Where can you turn when life throws a wrench in your best laid plans? Who will lend an ear, reserve all judgement, and simply listen when you’re in need of answers to life’s toughest questions? Your mom, dad, or dearest childhood friend? No. You ask Jonah (with the neck tattoos).
He’s 29 (but he’ll tell you he’s 30), and he left a career as a ticketed automotive service technician to study English and Philosophy at the U of A. Just like you, Jonah doesn’t know what he wants to be when he grows up, and has never held a steady relationship for more than a year. But he does own his own house, rides motorcycles, and is 4-0 as an amateur boxer. So, if you need advice from a guy who claims to have “seen Fight Club close to 50 times,” and has a tattoo of Curious George holding a banana, all you have to do is ask Jonah.
My friend has been seeing this guy for 3 weeks now and they spend nights together (12 hours +), but when he leaves, he won’t text/talk to her. And she’s always the one messaging him first.
As if I haven’t heard, “I’m asking for a friend, no really.” But anyways I’ll address this “friend” as “you” in my response.
I’m assuming you’re looking for some advice or some insight into the male mind (or both). I’m thinking that sex is occurring between you and this guy. And I’m also thinking that 12 hours + is enough to time to share at least one meal together or some act of eating (and that could be nude sandwich artistry in the middle of the night).
I recommend you take a moment to recall what was going on during the 12 hours + when acts of eating occurred. If you cooked, did this guy help prepare the meal or assist clean up? If you ordered in, did this guy get off the couch to meet the delivery person and pay, or did this guy offer to pay (at least half)? Or does it seem like this guy shows up to eat, watch your Blu-rays, and have sex? If this guy is splitting some duties or is at least cognizant enough to offer to help out when he’s over, he’ll probably be alright to date for a while — you both will just need to work on some communication. But if it seems this guy is only in it for the food, movies, and sex, you’re basically looking after this guy for 12 hours + like a mother figure who bangs him.

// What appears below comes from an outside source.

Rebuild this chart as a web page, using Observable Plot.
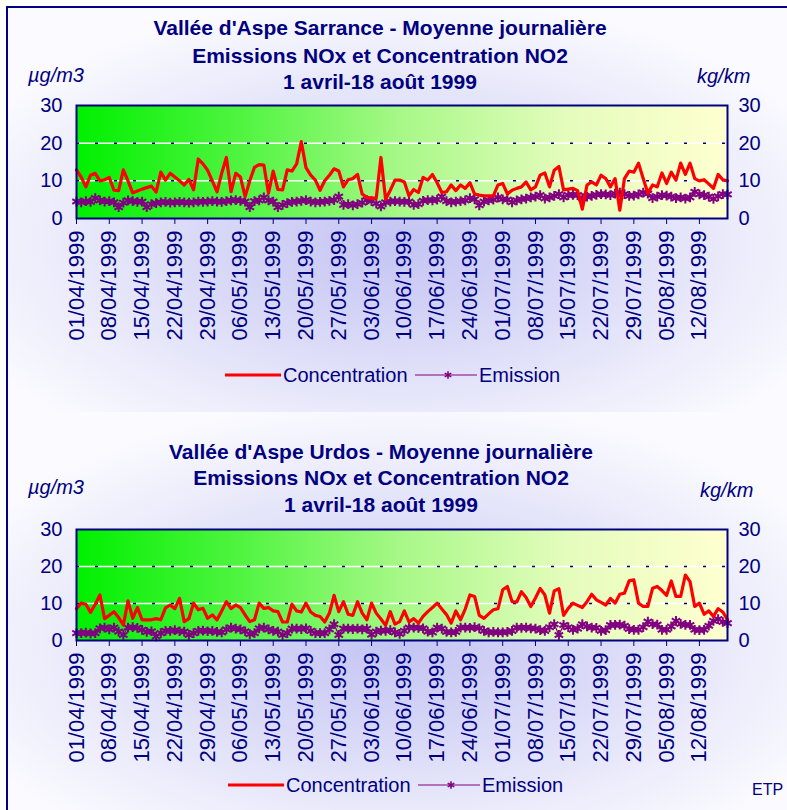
<!DOCTYPE html>
<html><head><meta charset="utf-8">
<script src="https://cdn.jsdelivr.net/npm/d3@7"></script>
<script src="https://cdn.jsdelivr.net/npm/@observablehq/plot@0.6"></script>
<style>
body{margin:0;background:#fff;}
#page{position:relative;width:787px;height:810px;overflow:hidden;font-family:"Liberation Sans",Arial,sans-serif;color:#000080;background:#fff;}
.bg{position:absolute;left:7px;width:780px;}
.frame{position:absolute;left:6px;top:6px;width:800px;height:820px;border-left:2px solid #000080;border-top:2px solid #000080;box-sizing:border-box;}
.plotwrap{position:absolute;left:0;width:787px;}
.t{position:absolute;white-space:nowrap;transform:translate(-50%,-50%);}
.title{font-weight:bold;font-size:21px;}
.unit{font-style:italic;font-size:20px;transform:translate(0,-50%);}
.leg{font-size:20px;transform:translate(0,-50%);}
</style></head>
<body>
<svg width="0" height="0" style="position:absolute">
  <defs>
    <linearGradient id="plotGrad" x1="0" x2="1" y1="0" y2="0">
      <stop offset="0" stop-color="#00f000"/>
      <stop offset="0.25" stop-color="#50f440"/>
      <stop offset="0.5" stop-color="#a8f888"/>
      <stop offset="0.75" stop-color="#e4fcbc"/>
      <stop offset="1" stop-color="#ffffd0"/>
    </linearGradient>
  </defs>
</svg>
<div id="page">
  <div class="bg" style="top:7px;height:405px;background:radial-gradient(ellipse 62% 62% at 50% 58%, #c4c4f4 0%, #d6d6f7 35%, #ebebfb 70%, #fbfbff 100%);"></div>
  <div class="bg" style="top:412px;height:398px;background:radial-gradient(ellipse 62% 62% at 50% 58%, #c4c4f4 0%, #d6d6f7 35%, #ebebfb 70%, #fbfbff 100%);"></div>
  <div class="frame"></div>
  <div id="top" class="plotwrap" style="top:0px"></div>
  <div id="bottom" class="plotwrap" style="top:410px"></div>
</div>
<script>
// ---- data ----
const firstDay = "01/04/1999";
const dayCount = 140;
const tickLabels = ["01/04/1999","08/04/1999","15/04/1999","22/04/1999","29/04/1999","06/05/1999","13/05/1999",
  "20/05/1999","27/05/1999","03/06/1999","10/06/1999","17/06/1999","24/06/1999","01/07/1999","08/07/1999",
  "15/07/1999","22/07/1999","29/07/1999","05/08/1999","12/08/1999"];
const yTicks = [0, 10, 20, 30];
const gridValues = [10, 20];

const topTitle = ["Vallée d'Aspe Sarrance - Moyenne journalière", "Emissions NOx et Concentration NO2", "1 avril-18 août 1999"];
const bottomTitle = ["Vallée d'Aspe Urdos - Moyenne journalière", "Emissions NOx et Concentration NO2", "1 avril-18 août 1999"];
const leftUnit = "µg/m3";
const rightUnit = "kg/km";
const seriesNames = ["Concentration", "Emission"];

// Sarrance
const topConcentration = [
 12.9,11,8.4,11.5,12,10,10.3,10.9,7.5,7.4,
 12.9,10,6.8,7.3,7.8,8.2,8.6,7,12.3,10.2,
 12,11,10,8.9,10.4,7.6,15.8,14.5,12.8,10,
 7.1,12,16.2,7.1,12,11,5.8,10,13.6,14.3,
 14.2,6.7,12.6,7.7,7.6,12.9,12.6,14.5,20.4,13.5,
 11.5,10.2,7.5,10,11.5,13.2,12.6,8.4,10.3,10.6,
 11.7,6.5,5.6,5.4,5.4,16.2,5.1,7.5,10.2,10.2,
 9.7,6,7.7,6.9,10.9,10.2,11.7,9.5,6.9,7.1,
 8.9,7.4,8.9,8,9.5,6.5,6.2,6,6,6,
 8.9,9.3,6.5,7.5,8,8.4,9.7,7.6,8.4,11.5,
 12.1,8.4,12.8,13.8,7.6,7.8,8,7.4,2.5,8.9,
 9.7,8.9,11.5,10.6,8.4,10.6,2.2,10.6,12.6,12.3,
 14.7,10.6,6.7,8.9,8.4,12.1,9.3,12.3,10.2,14.7,
 11.7,14.7,10.6,10,10.3,9.2,8,11.7,10.3,10];
const topEmission = [
 4.5,4.3,4.6,4.4,5.4,4.8,4.5,4.6,4.3,3.0,
 4.2,4.8,4.6,4.4,4.5,3.0,3.8,4.1,4.3,4.4,
 4.2,4.3,4.4,4.3,4.2,4.3,4.5,4.4,4.5,4.6,
 4.5,4.4,4.6,4.8,4.9,4.7,4.5,3.0,4.6,4.8,
 5.6,4.8,4.5,3.0,3.6,4.1,4.4,4.5,4.7,4.9,
 4.5,4.3,4.4,4.5,4.7,4.9,5.8,3.6,3.8,3.5,
 3.8,4.2,4.9,4.6,4.0,3.2,4.3,4.5,4.6,4.5,
 4.4,4.5,3.6,3.8,4.7,4.9,4.8,5.0,5.8,4.6,
 4.3,4.5,4.6,4.8,5.4,5.1,3.5,4.5,4.8,5.0,
 5.6,5.1,5.0,4.3,4.8,5.1,5.3,5.6,5.8,6.2,
 5.3,5.6,6.0,6.5,5.6,6.2,6.3,6.2,5.4,5.8,
 6.0,6.3,6.5,6.4,6.2,6.6,6.9,6.5,6.0,6.1,
 6.4,6.9,6.6,5.4,5.8,6.2,6.1,5.8,5.4,5.6,
 5.3,5.6,7.1,6.4,6.2,5.8,5.2,5.9,6.5,6.4];

// Urdos
const bottomConcentration = [
 8.6,10.1,9.8,7.6,9.8,12.3,5.9,6.8,7.8,6.2,
 4.2,10.7,6,8.9,5.6,5.6,5.6,5.9,5.6,8.8,
 9.6,8.6,11.4,5.1,5.9,10.1,8.3,8.7,6,6.9,
 5.6,8,10.5,8.6,9.6,8.9,6.9,5.1,5.6,10.1,
 8.7,8.9,8,7.8,5,5,9.8,8,7.7,10.1,
 7.7,6.8,6.5,5,7.4,12.2,7.8,10.5,7.1,6.8,
 10.5,7.4,5.6,10.1,7.4,5.8,4.1,7.8,4.4,5.1,
 8,5,5.9,4.7,6.5,7.8,8.9,10.1,8.5,7,
 4.7,8,5.6,8.5,12.3,11.9,6.8,6,7.2,8.3,
 8.6,13.7,14.6,10.5,10.4,13.2,11.6,9.2,11.5,14.1,
 12.3,7.4,13.4,14,6.8,8.7,10.1,9.5,8.9,10.5,
 12.5,11,10.3,9.6,11.4,10.1,12.5,12.8,16.1,16.4,
 10.1,9.2,9.2,14.1,14.6,13.5,12.2,16.1,11.9,11.9,
 17.7,15.9,9.2,10.1,7.1,8,6.5,8.6,7.7,5.6];
const bottomEmission = [
 2.0,2.0,2.1,1.9,2.0,3.3,3.5,3.0,3.5,2.4,
 1.5,3.5,3.6,3.4,2.9,2.3,2.5,1.1,2.0,2.6,
 2.6,2.8,2.5,2.4,1.5,2.0,2.6,2.7,2.5,2.6,
 2.3,2.2,3.0,3.5,3.2,3.0,2.5,1.7,2.0,3.3,
 3.5,3.0,2.6,2.4,1.5,2.0,3.2,3.2,3.1,3.3,
 2.6,2.0,2.0,2.0,3.0,4.4,1.5,3.2,3.2,3.1,
 3.2,3.0,3.2,1.6,2.4,2.7,2.6,2.8,2.2,1.8,
 2.6,3.5,3.5,3.4,3.3,2.4,2.2,3.5,3.2,2.3,
 2.2,2.3,3.5,3.5,3.4,3.6,3.3,2.6,2.2,2.3,
 2.2,2.2,2.3,2.6,3.5,3.4,3.5,3.3,3.2,2.8,
 2.6,3.6,4.4,1.5,4.2,3.6,2.9,3.2,4.4,3.8,
 3.5,3.4,2.6,2.8,4.2,4.2,4.3,4.0,3.1,2.9,
 2.9,3.6,5.1,4.4,4.3,2.9,2.9,3.8,5.3,4.5,
 4.2,4.2,2.9,2.8,2.9,4.0,5.3,5.8,5.0,4.7];

// ---- build ----
const parse = d3.utcParse("%d/%m/%Y");
const fmt = d3.utcFormat("%d/%m/%Y");
const start = parse(firstDay);
const dates = d3.range(dayCount).map(i => d3.utcDay.offset(start, i));
const tickDates = tickLabels.map(parse);
const navy = "#000080";

function chart(conc, emis, height, mt, mb) {
  const data = dates.map((d, i) => ({date: d, conc: conc[i], emis: emis[i]}));
  return Plot.plot({
    width: 787, height,
    marginLeft: 76, marginRight: 60, marginTop: mt, marginBottom: mb,
    style: {background: "transparent", fontFamily: "'Liberation Sans', Arial, sans-serif", fontSize: "20px", color: navy, overflow: "visible"},
    x: {type: "utc", domain: [dates[0], dates[dates.length - 1]]},
    y: {domain: [0, 30]},
    marks: [
      Plot.frame({fill: "url(#plotGrad)"}),
      Plot.ruleY(gridValues, {stroke: "#ffffff", strokeWidth: 1.5}),
      Plot.ruleY(gridValues, {stroke: navy, strokeWidth: 1.5, strokeDasharray: "3,16"}),
      Plot.line(data, {x: "date", y: "emis", stroke: "#800080", strokeWidth: 1.2}),
      Plot.dot(data, {x: "date", y: "emis", symbol: "asterisk", r: 4.6, stroke: "#800080", strokeWidth: 2}),
      Plot.line(data, {x: "date", y: "conc", stroke: "#ff0000", strokeWidth: 3.2}),
      Plot.frame({stroke: navy, strokeWidth: 2}),
      Plot.axisX({ticks: tickDates, tickFormat: fmt, tickRotate: -90, tickSize: 6, tickPadding: 6, label: null, fontSize: 22}),
      Plot.axisY({anchor: "left", ticks: yTicks, tickSize: 0, tickPadding: 14, label: null}),
      Plot.axisY({anchor: "right", ticks: yTicks, tickSize: 0, tickPadding: 11, label: null})
    ]
  });
}

document.getElementById("top").append(chart(topConcentration, topEmission, 410, 105, 192));
document.getElementById("bottom").append(chart(bottomConcentration, bottomEmission, 400, 119, 170));

const page = document.getElementById("page");
function addText(txt, cls, x, y) {
  const d = document.createElement("div");
  d.className = "t " + cls;
  d.style.left = x + "px"; d.style.top = y + "px";
  d.textContent = txt;
  page.append(d);
  return d;
}
// titles
[28, 56, 82].forEach((y, i) => addText(topTitle[i], "title", 380, y));
[452, 478, 505].forEach((y, i) => addText(bottomTitle[i], "title", 381, y));
// units
addText(leftUnit, "unit", 28, 75);
addText(rightUnit, "unit", 697, 76);
addText(leftUnit, "unit", 28, 487);
addText(rightUnit, "unit", 700, 490);
// legends
function legend(y, x0) {
  const svg = d3.select(page).append("svg")
    .style("position", "absolute").style("left", "0px").style("top", (y - 10) + "px")
    .attr("width", 787).attr("height", 20);
  svg.append("line").attr("x1", x0).attr("x2", x0 + 56).attr("y1", 10).attr("y2", 10).attr("stroke", "#ff0000").attr("stroke-width", 3);
  const x1 = x0 + 190;
  svg.append("line").attr("x1", x1).attr("x2", x1 + 62).attr("y1", 10).attr("y2", 10).attr("stroke", "#800080").attr("stroke-width", 1.2);
  svg.append("path").attr("transform", `translate(${x1 + 33},10)`).attr("d", d3.symbol(d3.symbolAsterisk, 40)())
    .attr("stroke", "#800080").attr("stroke-width", 1.6).attr("fill", "none");
  addText(seriesNames[0], "leg", x0 + 58, y);
  addText(seriesNames[1], "leg", x1 + 64, y);
}
legend(375, 225);
legend(785, 228);
addText("ETP", "leg", 752, 790).style.fontSize = "16px";
</script>
</body></html>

Are you and this guy ever staying over at his place? I get it: he may have silly, stupid, and gross roommates (or parents) that you might not want to interact with (that’s why the time you spend with this guy is at your place). Based off the limited insight into the fresh three-week-old relationship, it seems it’s one-sided and you’re the one putting in all the work, and that’s not right.
But on the flip side, three weeks is hardly enough time to know something. He still could be anxious when texting with you (because he doesn’t want to say anything dumb and ruin things). He might also be worried he’ll come off as needy or too attached if he thinks he texts too much (so that’s why he doesn’t do it at all).
Fuck all that hypothetical anxiety he might have. If you two are considered “seeing each other” after three weeks, you both should be communicating outside of the 12 hours + sexy time. I’d start by expressing your need for him to initiate communication the next time you’re both together (don’t text this — it’s too important). Tell him in person that by initiating a conversation (whether it’s a simple “How’s your day?” text) it serves as affirmation or validation of the relationship for you (even if the relationship is three weeks old, it’s still a relationship). And don’t use sex or sandwiches as a bargaining tool (you might as well re-download Tinder at that point). If this guy says he’s not a texter or doesn’t like making phone calls, I’d call him on his bullshit. It’s 2017, everyone likes to text, talk, and send nudes more than ever before.